"as" keyword in type expression

Learning
1

7.4 Type expressions of the Inria manual shows that the “as” keyword can be used as part of a type expression. Initially I thought it might be used as some sort of alias for part of the type expression so it can be used in later part of expression. However all my attempts to use it are syntax error, and I can’t find any single example on google and grepping in core and a few other git repo only shows “as” usage in pattern matching.

Can anyone show an example of proper use of the “as” keyword in type expression? Thanks in advance.

1 Like
2

You were probably missing parentheses:

let f: ( 'a -> 'a as 'b ) -> 'b = fun x -> x
(* or even *)
let g: ((('a*'a as 'b) * 'b) as 'c) -> 'c = fun x -> x
3

From the standard library, the type probably can’t be represented without the use of as.

4

Can the keyword be used with recursive type with parametric arguments similar to the following?

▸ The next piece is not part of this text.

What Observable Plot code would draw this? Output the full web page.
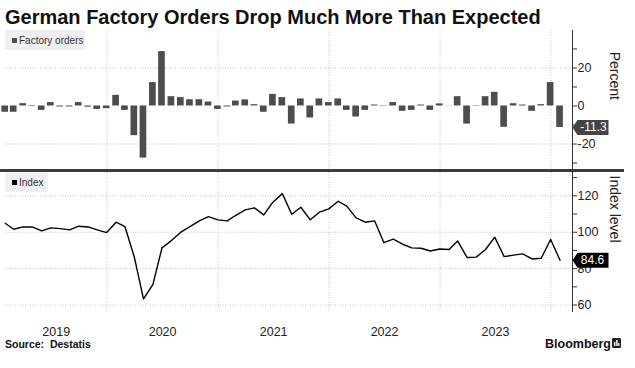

type 'a node = | A of 'a node | B
(* following line has syntax error *)
type 'a node as 'an = | A of 'an | B
5

Not exactly like that, but there are quite close possible uses:

type 'a node = | A of ('a node as 'an) | B of 'an | C of 'a;;
type 'a node' = [`A of 'an | `B of 'a] as 'an;;
6

Or

type 'a t = Node of 'at | B
  constraint 'at = 'a t;;